▶ [Records supplied]
======
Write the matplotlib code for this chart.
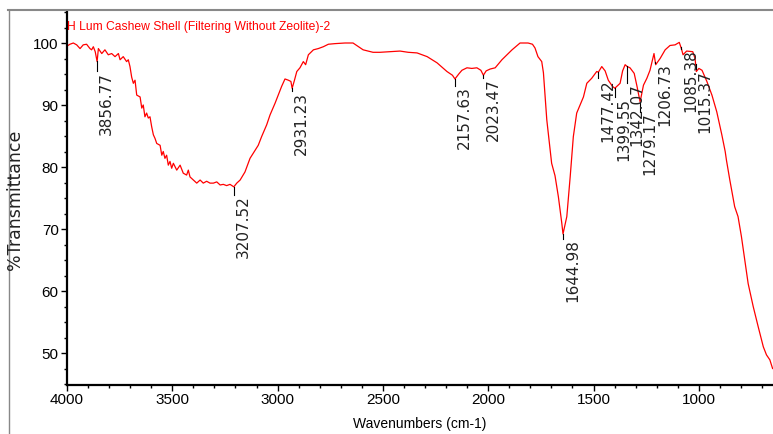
"""
FTIR spectrum: H Lum Cashew Shell (Filtering Without Zeolite)-2
Saves out.png (773x434).
"""
import numpy as np
import matplotlib
matplotlib.use("Agg")
import matplotlib.pyplot as plt
from matplotlib.ticker import MultipleLocator
from matplotlib.lines import Line2D

NARROW = ["Liberation Sans Narrow", "Liberation Sans", "DejaVu Sans"]
plt.rcParams["font.family"] = NARROW

# spectrum (wavenumber cm-1, %T)
wavenumbers = [
    4000, 3986, 3970, 3954, 3938, 3923, 3907, 3891, 3883, 3875, 3866, 3857, 3851,
    3835, 3820, 3804, 3788, 3772, 3756, 3748, 3733, 3717, 3709, 3701, 3693, 3685,
    3677, 3669, 3653, 3645, 3638, 3630, 3622, 3614, 3606, 3598, 3590, 3582, 3574,
    3558, 3550, 3543, 3535, 3527, 3519, 3511, 3503, 3495, 3479, 3463, 3448, 3432,
    3424, 3416, 3400, 3384, 3368, 3353, 3337, 3321, 3305, 3289, 3273, 3258, 3242,
    3226, 3208, 3194, 3178, 3155, 3131, 3107, 3092, 3076, 3052, 3036, 3012, 2997,
    2981, 2965, 2949, 2937, 2931, 2920, 2909, 2894, 2878, 2867, 2854, 2830, 2807,
    2783, 2759, 2727, 2680, 2642, 2620, 2594, 2547, 2514, 2470, 2419, 2380, 2338,
    2290, 2243, 2196, 2170, 2158, 2140, 2125, 2101, 2078, 2054, 2035, 2023, 2010,
    1991, 1967, 1935, 1887, 1849, 1811, 1790, 1778, 1764, 1746, 1738, 1730, 1722,
    1712, 1699, 1683, 1667, 1651, 1645, 1627, 1611, 1596, 1580, 1564, 1548, 1532,
    1509, 1485, 1477, 1461, 1445, 1430, 1410, 1399, 1374, 1362, 1350, 1340, 1327,
    1307, 1293, 1279, 1263, 1247, 1232, 1213, 1205, 1184, 1160, 1137, 1113, 1093,
    1083, 1075, 1058, 1029, 1018, 1012, 1000, 985, 962, 938, 915, 891, 875, 869,
    853, 830, 814, 798, 782, 766, 742, 718, 694, 679, 663, 650,
]
transmittance = [
    99.5, 99.8, 100.0, 99.7, 99.1, 99.7, 99.8, 99.1, 98.9, 99.4, 98.6, 97.0, 99.1,
    98.3, 98.9, 98.1, 98.3, 97.8, 98.3, 97.3, 97.8, 97.0, 97.3, 96.2, 94.5, 93.5,
    94.0, 91.6, 91.3, 89.5, 90.0, 88.1, 88.7, 87.9, 88.1, 86.5, 85.2, 84.6, 83.8,
    83.5, 81.9, 82.5, 81.4, 81.9, 80.3, 80.9, 79.8, 80.6, 79.5, 80.3, 79.0, 78.7,
    79.5, 78.4, 77.9, 77.4, 77.9, 77.4, 77.7, 77.4, 77.4, 77.6, 77.1, 77.2, 77.0,
    77.2, 76.8, 77.4, 77.9, 79.2, 81.4, 82.7, 83.5, 84.9, 86.8, 88.4, 90.3, 91.6,
    93.0, 94.2, 94.0, 93.8, 92.7, 94.0, 95.4, 96.0, 97.0, 96.5, 98.1, 98.9, 99.1,
    99.4, 99.8, 99.9, 100.0, 100.0, 99.5, 98.9, 98.5, 98.5, 98.6, 98.7, 98.5, 98.4,
    97.8, 96.8, 95.4, 94.8, 94.2, 95.0, 95.6, 96.0, 95.9, 96.0, 95.6, 94.8, 95.5,
    95.8, 96.0, 97.3, 98.9, 100.0, 100.0, 99.8, 99.2, 97.8, 97.0, 95.2, 91.3, 87.6,
    84.6, 80.6, 78.6, 75.2, 71.0, 69.2, 72.0, 78.4, 84.9, 88.7, 90.0, 91.3, 93.5,
    94.3, 95.4, 95.3, 96.2, 95.5, 94.0, 93.0, 92.7, 93.5, 95.5, 96.5, 96.2, 96.0,
    95.1, 92.9, 90.5, 93.2, 94.3, 95.6, 98.3, 96.5, 97.5, 98.9, 99.6, 99.7, 100.1,
    99.1, 98.1, 98.7, 98.6, 97.5, 95.4, 95.9, 95.6, 93.8, 91.6, 88.9, 85.2, 82.5, 81.1,
    77.9, 73.6, 72.0, 68.8, 65.0, 61.2, 57.5, 54.2, 51.0, 49.7, 48.9, 47.5,
]

# labelled peaks
peak_labels = ["3856.77", "3207.52", "2931.23", "2157.63", "2023.47", "1644.98",
               "1477.42", "1399.55", "1342.07", "1279.17", "1206.73", "1085.38",
               "1015.37"]
# how far (in %T) each label starts below the curve
label_drop = [1.6, 1.3, 0.5, 1.1, 0.4, 0.8, 1.0, 1.5, 2.7, 1.6, 0.1, 0.3, 0.8]

fig = plt.figure(figsize=(7.73, 4.34), dpi=100)
ax = fig.add_axes([67 / 773, 1 - 385 / 434, 1 - 67 / 773, (385 - 12) / 434])

ax.plot(wavenumbers, transmittance, color="#ff0000", linewidth=0.9)

wn_sorted = np.array(wavenumbers[::-1], dtype=float)
t_sorted = np.array(transmittance[::-1], dtype=float)
for lab, drop in zip(peak_labels, label_drop):
    x = float(lab)
    y = np.interp(x, wn_sorted, t_sorted)
    top = y - drop
    ax.plot([x, x], [y, top], color="black", linewidth=0.8)
    ax.annotate(lab, (x, top), xytext=(1.5, -0.5), textcoords="offset points",
                rotation=90, ha="left", va="top", fontsize=11,
                family="DejaVu Sans", color="#222222")

ax.set_xlim(4000, 648)
ax.set_ylim(44.84, 105)
ax.xaxis.set_major_locator(MultipleLocator(500))
ax.xaxis.set_minor_locator(MultipleLocator(100))
ax.yaxis.set_minor_locator(MultipleLocator(2.5))
ax.set_yticks([50, 60, 70, 80, 90, 100])
ax.tick_params(axis="both", which="major", direction="out", length=4, width=1,
               labelsize=11, pad=2)
ax.tick_params(axis="both", which="minor", direction="out", length=2.5, width=1)

for side in ("top", "right"):
    ax.spines[side].set_visible(False)
for side in ("left", "bottom"):
    ax.spines[side].set_linewidth(1.6)

ax.set_xlabel("Wavenumbers (cm-1)", fontsize=10, labelpad=7)
fig.text(15 / 773, 1 - 200 / 434, "%Transmittance", rotation=90, ha="center",
         va="center", fontsize=12.5, family="DejaVu Sans", color="#222222")

ax.text(0.0, 1 - 9 / 373, "H Lum Cashew Shell (Filtering Without Zeolite)-2",
        transform=ax.transAxes, ha="left", va="top", color="#ff0000",
        fontsize=8.7)

# outer frame of the original window
fig.add_artist(Line2D([8.5 / 773, 8.5 / 773], [0, 1 - 10 / 434],
                      color="#888888", linewidth=1.0, transform=fig.transFigure))
fig.add_artist(Line2D([8 / 773, 1], [1 - 10 / 434, 1 - 10 / 434],
                      color="#888888", linewidth=1.5, transform=fig.transFigure))

fig.savefig("out.png", dpi=100)
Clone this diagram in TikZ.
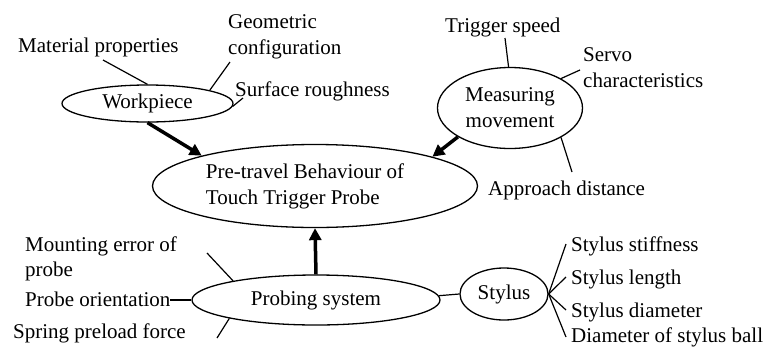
\documentclass[tikz,border=0pt]{standalone}
\usepackage{fontspec}
\setmainfont{Liberation Serif}
\usetikzlibrary{shapes.geometric,arrows.meta}
\begin{document}
\begin{tikzpicture}[x=1pt,y=-1pt,
  every node/.style={font=\fontsize{21}{26}\selectfont},
  oval/.style={ellipse,draw,line width=1.3pt,inner sep=0pt,align=center},
  lbl/.style={anchor=base west,inner sep=0pt,align=left},
  link/.style={line width=1.2pt},
  bigarrow/.style={line width=3.5pt,-{Triangle[length=12pt,width=12pt]}}]
\useasboundingbox (0,0) rectangle (764,349);
% ellipses
\node[oval,minimum width=171pt,minimum height=37pt] (wp) at (147.5,103.5) {Workpiece};
\node[oval,minimum width=325pt,minimum height=83pt,align=left] (main) at (315,186) {Pre-travel Behaviour of\hspace*{20pt}\\Touch Trigger Probe};
\node[oval,minimum width=145pt,minimum height=81pt] (mm) at (510,108) {Measuring\\movement};
\node[oval,minimum width=248pt,minimum height=50pt] (ps) at (316,300) {Probing system};
\node[oval,minimum width=88pt,minimum height=52pt] (st) at (504,294) {Stylus};
% labels (base = baseline of last line)
\node[lbl] (mat) at (18,52) {Material properties};
\node[lbl] (geo) at (228,54) {Geometric\\configuration};
\node[lbl] (surf) at (235,96) {Surface roughness};
\node[lbl] (trig) at (445,32) {Trigger speed};
\node[lbl] (servo) at (583,87) {Servo\\characteristics};
\node[lbl] (appr) at (488,195) {Approach distance};
\node[lbl] (mount) at (25,276) {Mounting error of\\[-1pt]probe};
\node[lbl] (orient) at (25,306) {Probe orientation};
\node[lbl] (spring) at (13,338) {Spring preload force};
\node[lbl] (stiff) at (571,251) {Stylus stiffness};
\node[lbl] (slen) at (571,284) {Stylus length};
\node[lbl] (sdia) at (571,317) {Stylus diameter};
\node[lbl] (sball) at (571,342) {Diameter of stylus ball};
% free ends
\coordinate (cmat) at (103,60);
\coordinate (cgeo) at (230,62);
\coordinate (csurf) at (243,98);
\coordinate (ctrig) at (505,38);
\coordinate (cservo) at (580,70);
\coordinate (cappr) at (572,172);
\coordinate (cmount) at (207,253);
\coordinate (corient) at (170,300);
\coordinate (cspring) at (217,338);
\coordinate (cstiff) at (566,244);
\coordinate (clen) at (566,277);
\coordinate (cdia) at (566,310);
\coordinate (cball) at (566,337);
% thin links
\draw[link] (cmat) -- (wp.north);
\draw[link] (cgeo) -- (wp.12);
\draw[link] (csurf) -- (wp.-2);
\draw[link] (ctrig) -- (mm.92);
\draw[link] (cservo) -- (mm.30);
\draw[link] (cappr) -- (mm.-30);
\draw[link] (cmount) -- (ps.167);
\draw[link] (corient) -- (ps.west);
\draw[link] (cspring) -- (ps.-168);
\draw[link] (ps.2) -- (st.west);
\draw[link] (st.east) -- (cstiff);
\draw[link] (st.east) -- (clen);
\draw[link] (st.east) -- (cdia);
\draw[link] (st.east) -- (cball);
% thick arrows
\draw[bigarrow] (wp.south) -- (main.165);
\draw[bigarrow] (mm.-151) -- (main.14);
\draw[bigarrow] (ps.north) -- (main.south);
\end{tikzpicture}
\end{document}
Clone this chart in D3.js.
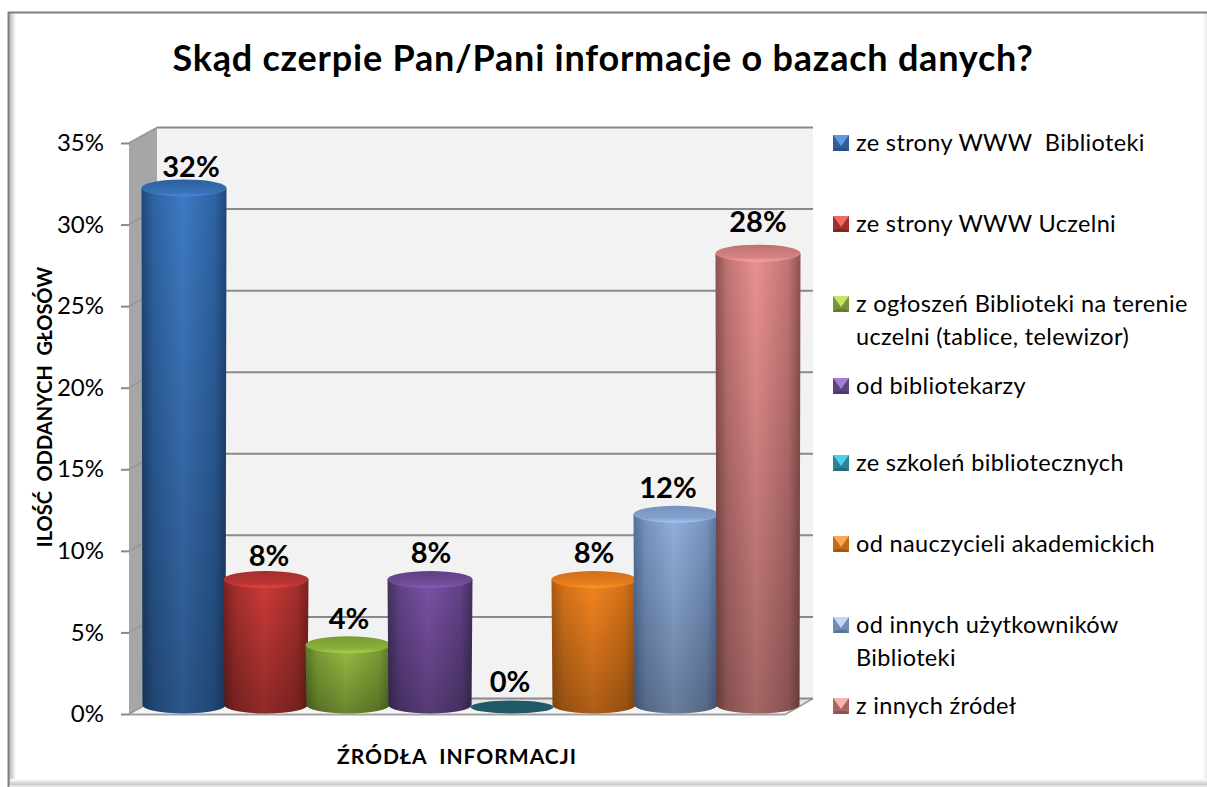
<!DOCTYPE html>
<html>
<head>
<meta charset="utf-8">
<style>
  html, body { margin: 0; padding: 0; background: #fff; }
  svg { display: block; }
  text { font-family: Lato, "Open Sans", sans-serif; fill: #000; white-space: pre; }
</style>
<script src="https://cdn.jsdelivr.net/npm/d3@7"></script>
</head>
<body>
<div id="chart"></div>
<script>
// Chart data
const sources = [
  "ze strony WWW  Biblioteki",
  "ze strony WWW Uczelni",
  "z ogłoszeń Biblioteki na terenie uczelni (tablice, telewizor)",
  "od bibliotekarzy",
  "ze szkoleń bibliotecznych",
  "od nauczycieli akademickich",
  "od innych użytkowników Biblioteki",
  "z innych źródeł"
];
const shares = [32, 8, 4, 8, 0, 8, 12, 28];
const yTicks = [0, 5, 10, 15, 20, 25, 30, 35];
const chartTitle = "Skąd czerpie Pan/Pani informacje o bazach danych?";
const yTitle = "ILOŚĆ  ODDANYCH  GŁOSÓW";
const xTitle = "ŹRÓDŁA  INFORMACJI";

// Bar colours: edge, centre
const edgeColors = ["#1d4778", "#7a2120", "#5a7a26", "#44305f", "#215968", "#a85a12", "#556f9c", "#8c5150"];
const centreColors = ["#3d7ac4", "#cc3b38", "#98be42", "#7b52a8", "#215968", "#f7851f", "#93b0dc", "#ea9190"];
// Legend swatches: top facet, side facets, bottom facet
const swatchTop = ["#5b9be0", "#f06a66", "#c4e468", "#a57fd6", "#52d0ea", "#ffa652", "#c2d8f6", "#f4b4b2"];
const swatchSide = ["#2f5f9a", "#9c302d", "#76943a", "#5f4383", "#2e8298", "#c26a1c", "#6f8bb6", "#a86462"];
const swatchBottom = ["#27507f", "#802725", "#617a30", "#4e376b", "#266b7d", "#a0581a", "#5c7396", "#8a5250"];

// Legend layout
const legendWrapped = [
  ["ze strony WWW  Biblioteki"],
  ["ze strony WWW Uczelni"],
  ["z ogłoszeń Biblioteki na terenie", "uczelni (tablice, telewizor)"],
  ["od bibliotekarzy"],
  ["ze szkoleń bibliotecznych"],
  ["od nauczycieli akademickich"],
  ["od innych użytkowników", "Biblioteki"],
  ["z innych źródeł"]
];
const legendRowY = [143, 224, 304, 386, 463, 544, 625, 706];
// Data label nudges from the default spot above a bar
const labelNudge = [[7, 5], [3, 2], [1, 0], [1, -1], [-2, -2], [0, -1], [-8, 0], [0, -5]];

const width = 1207;
const height = 787;
const depth = { x: 28, y: 15.5 };

const y = d3.scaleLinear().domain([0, 35]).range([714, 143]);
// Cylinder tops sit between the front and back planes
const yTop = d3.scaleLinear().domain([0, 35]).range([710, 139]);
const x = d3.scaleBand().domain(sources).range([143, 799]);
const frontLeft = 129;
const frontRight = 785;

const svg = d3.select("#chart").append("svg").attr("width", width).attr("height", height);
const defs = svg.append("defs");

function hGrad(id, stops) {
  const g = defs.append("linearGradient").attr("id", id);
  stops.forEach((s) => g.append("stop").attr("offset", s[0]).attr("stop-color", s[1]).attr("stop-opacity", s[2] === undefined ? 1 : s[2]));
  return g;
}
function vGrad(id, stops) {
  return hGrad(id, stops).attr("x1", 0).attr("x2", 0).attr("y1", 0).attr("y2", 1);
}

// Frame
svg.append("rect").attr("width", width).attr("height", height).attr("fill", "#fff");
hGrad("frameLeft", [[0, "#b4b4b4"], [1, "#fff"]]);
hGrad("frameRight", [[0, "#fff"], [1, "#e8e8e8"]]);
vGrad("frameBottom", [[0, "#fff"], [1, "#c4c4c4"]]);
svg.append("rect").attr("x", 9).attr("y", 13).attr("width", 7).attr("height", 774).attr("fill", "url(#frameLeft)");
svg.append("rect").attr("x", 1203).attr("y", 13).attr("width", 4).attr("height", 774).attr("fill", "url(#frameRight)");
svg.append("rect").attr("x", 10).attr("y", 779).attr("width", 1197).attr("height", 6).attr("fill", "url(#frameBottom)");
svg.append("rect").attr("x", 9).attr("y", 785).attr("width", 1198).attr("height", 2).attr("fill", "#e4e4e4");
svg.append("path").attr("d", "M8.5,787V12.5H1207").attr("fill", "none").attr("stroke", "#808080").attr("stroke-width", 2);

svg.append("text")
  .attr("x", 603).attr("y", 71)
  .attr("text-anchor", "middle")
  .attr("font-size", 36).attr("font-weight", 700)
  .attr("letter-spacing", 0.77)
  .text(chartTitle);

// Walls and floor
const plot = svg.append("g");
plot.append("polygon")
  .attr("points", [[frontLeft, y(35)], [frontLeft + depth.x, y(35) - depth.y], [frontLeft + depth.x, y(0) - depth.y], [frontLeft, y(0)]].join(" "))
  .attr("fill", "#a6a6a6");
plot.append("rect")
  .attr("x", frontLeft + depth.x).attr("y", y(35) - depth.y)
  .attr("width", frontRight - frontLeft).attr("height", y(0) - y(35))
  .attr("fill", "#f2f2f2");
vGrad("floorFill", [[0, "#e0e0e0"], [1, "#fafafa"]]);
plot.append("polygon")
  .attr("points", [[frontLeft, y(0)], [frontRight, y(0)], [frontRight + depth.x, y(0) - depth.y], [frontLeft + depth.x, y(0) - depth.y]].join(" "))
  .attr("fill", "url(#floorFill)");
plot.append("path")
  .attr("d", `M${frontLeft},${y(0) + 0.5}H${frontRight}L${frontRight + depth.x},${y(0) - depth.y}`)
  .attr("fill", "none").attr("stroke", "#a0a0a0").attr("stroke-width", 2);

// Gridlines on the back wall, and their slant on the side wall
plot.selectAll("line.grid").data(yTicks).join("line")
  .attr("class", "grid")
  .attr("x1", frontLeft + depth.x).attr("x2", frontRight + depth.x)
  .attr("y1", (d) => y(d) - depth.y).attr("y2", (d) => y(d) - depth.y)
  .attr("stroke", "#8a8a8a").attr("stroke-width", 2);
plot.selectAll("line.slant").data(yTicks).join("line")
  .attr("class", "slant")
  .attr("x1", frontLeft).attr("x2", frontLeft + depth.x)
  .attr("y1", (d) => y(d)).attr("y2", (d) => y(d) - depth.y)
  .attr("stroke", "#969696").attr("stroke-width", 1.5);

// Axis
const axis = svg.append("g")
  .attr("transform", `translate(${frontLeft},0)`)
  .call(d3.axisLeft(y).tickValues(yTicks).tickFormat((d) => d + "%").tickSize(8).tickPadding(17));
axis.select(".domain").remove();
axis.selectAll(".tick line").attr("stroke", "#8a8a8a").attr("stroke-width", 2);
axis.selectAll(".tick text").attr("font-size", 24).attr("font-family", "Lato").attr("fill", "#000");

// Cylinders
const bars = svg.append("g");
vGrad("barShade", [[0, "#000", 0], [1, "#000", 0.3]]);
shares.forEach((v, i) => {
  const name = sources[i];
  const cx = x(name) + x.bandwidth() / 2;
  const rx = 42.5;
  const ry = v === 0 ? 6.5 : 8.5;
  const base = yTop(0) - 5;
  const top = v === 0 ? base + 2 : yTop(v);
  const bottomRx = rx - 1;
  const g = bars.append("g");
  const mix = d3.interpolateRgb(edgeColors[i], centreColors[i]);

  if (v > 0) {
    hGrad("body" + i, [[0, edgeColors[i]], [0.14, mix(0.55)], [0.48, centreColors[i]], [0.86, mix(0.55)], [1, edgeColors[i]]]);
    const body = `M${cx - rx},${top}L${cx - bottomRx},${base}A${bottomRx},${ry} 0 0 0 ${cx + bottomRx},${base}L${cx + rx},${top}Z`;
    g.append("path").attr("d", body).attr("fill", `url(#body${i})`);
    g.append("path").attr("d", body).attr("fill", "url(#barShade)");
    vGrad("cap" + i, [[0, mix(0.5)], [0.75, mix(0.8)], [1, d3.color(centreColors[i]).brighter(0.35).formatHex()]]);
  } else {
    vGrad("cap" + i, [[0, centreColors[i]], [1, centreColors[i]]]);
  }
  g.append("ellipse")
    .attr("cx", cx).attr("cy", top)
    .attr("rx", rx - (v === 0 ? 1 : 0)).attr("ry", ry)
    .attr("fill", `url(#cap${i})`);
});

// Data labels
svg.append("g").selectAll("text").data(shares).join("text")
  .attr("x", (d, i) => x(sources[i]) + x.bandwidth() / 2 + labelNudge[i][0])
  .attr("y", (d, i) => y(d) - 30 + labelNudge[i][1])
  .attr("dy", "0.35em")
  .attr("text-anchor", "middle")
  .attr("font-size", 29).attr("font-weight", 700)
  .text((d) => d + "%");

// Axis titles
svg.append("text")
  .attr("transform", "translate(45,407) rotate(-90)")
  .attr("dy", "0.35em")
  .attr("text-anchor", "middle")
  .attr("font-size", 20).attr("font-weight", 700)
  .text(yTitle);
svg.append("text")
  .attr("x", 457).attr("y", 757)
  .attr("dy", "0.35em")
  .attr("text-anchor", "middle")
  .attr("font-size", 21).attr("font-weight", 700)
  .attr("letter-spacing", 1)
  .text(xTitle);

// Legend
const legend = svg.append("g");
const swatch = 16;
sources.forEach((name, i) => {
  const row = legend.append("g").attr("transform", `translate(833,${legendRowY[i] - swatch / 2})`);
  const c = swatch / 2;
  const inset = 3;
  // Facets of a bevelled square with a flat middle
  row.append("rect").attr("width", swatch).attr("height", swatch).attr("fill", swatchSide[i]);
  row.append("polygon").attr("points", [[0, 0], [swatch, 0], [c, c + inset]].join(" ")).attr("fill", swatchTop[i]);
  row.append("polygon").attr("points", [[0, swatch], [swatch, swatch], [swatch - inset, swatch - inset], [inset, swatch - inset]].join(" ")).attr("fill", swatchBottom[i]);
  legendWrapped[i].forEach((line, k) => {
    legend.append("text")
      .attr("x", 856).attr("y", legendRowY[i] + k * 33)
      .attr("dy", "0.35em")
      .attr("font-size", 23.5)
      .attr("letter-spacing", 0.35)
      .text(line);
  });
});
</script>
</body>
</html>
======
▶ [Task goal] Skip the pictures and restate exactly the lines from the beginning of the listing to the line with "from matplotlib.lines import Line2D", that line included.

▶ [Task answer]
Write the matplotlib code for this chart.
"""
FTIR spectrum: H Lum Cashew Shell (Filtering Without Zeolite)-2
Saves out.png (773x434).
"""
import numpy as np
import matplotlib
matplotlib.use("Agg")
import matplotlib.pyplot as plt
from matplotlib.ticker import MultipleLocator
from matplotlib.lines import Line2D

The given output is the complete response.